Autor: Dennis Dirigo
08. Juli 2013
Das Wormser Theater:
Es war schon eine besondere Veranstaltung, die den Zuschauern im Wormser Theater innerhalb des Rahmenprogramms der Festspiele geboten wurde. Es kommt schließlich nicht oft vor, dass man fiktive Gestalten einer Sage bzw. Oper mit ihren Straftaten im Sinne des Strafgesetzbuches konfrontiert.
Konkret ging es an diesem Abend um die Figuren aus Richard Wagners vierteiliger Mammutoper „Der Ring des Nibelungen“. Vertreter der Anklage war der smarte Schauspieler und Autor Sky du Mont. Mit präziser Sprache und einem feinen Gespür für Ironie führte er durch das komplexe Werk, in dem es, wie der gebürtige Argentinier erklärte, um die Entstehung der Welt und deren Untergang gehe. Ein Epos, in dem geraubt, gemordet und gelogen wird und das nach heutigen Maßstäben erst ab 18 Jahren freigegeben werden dürfe.
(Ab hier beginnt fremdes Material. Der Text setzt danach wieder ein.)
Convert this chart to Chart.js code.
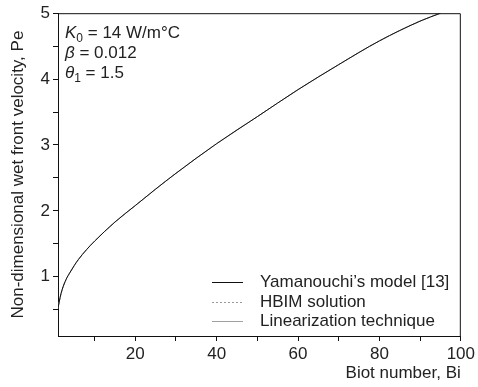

Visuell unterstützt wurden die spannenden Ausführungen durch Ausschnitte aus dem sog. „Jahrhundertring“, jener Bayreuther Inszenierungen aus den Jahren 1976 bis 1980, die anlässlich des hundertjährigen Bestehens des Festspielhauses aufgeführt wurden. Unter der Regie des französischen Film- und Opernregisseurs Patrice Chereau lösten diese Inszenierungen anfangs Handgreiflichkeiten und Drohungen aus, wie die mittlerweile 76-jährige britische Opernsängerin und Brunhild-Darstellerin Gwyneth Jones in einer späteren Gesprächsrunde, die die „Gerichtsverhandlung“ unterbrach, erzählte. Hauptaugenmerk galt natürlich „Nitzsches blonder Bestie“, nämlich Siegfried. Hausfriedensbruch, Raub, Sachbeschädigung und schließlich Mord gehen auf das Konto des germanischen Überhelden, der, wie du Mont erläuterte, das Produkt der inzestuösen Beziehung zwischen Siegmund und Sieglinde war. Dabei warf der Schauspieler die Fragen auf, ob Siegfried überhaupt zurechnungsfähig war und wenn ja, wendet man dann das Erwachsenen- oder Jugendstrafrecht an? Letztlich sei der Held, der im Grunde eine Mischung aus Conan, Superman und King Kong sei, ein fehlgeleiteter ungebildeter Bursche – oder wie Sky du Mont mit einem Lächeln auf den Lippen resümierte – „ein Vollmonk“. Manipuliert, nicht wissend, was er tat, sei Siegfried zwar moralisch verantwortlich, aber juristisch gesehen nicht zu belangen. Abgesehen von den feinsinnigen Ausführungen des Edelmimen, bot diese originelle Veranstaltung auch die Möglichkeit, einen Einblick in diese ausufernde Mythenwelt und die Anfänge der Nibelungensage zu bekommen. Dass die Ausschnitte aus der aufwändigen Operninszenierung ein wenig zu lang ausfielen, war angesichts der unterhaltsamen Erläuterungen verschmerzbar.
Fazit: Eine intelligente Veranstaltung, die ebenso informativ wie unterhaltsam war. Sky du Mont als Staatsanwalt, Richter und Moderator wusste dabei durchweg zu gefallen.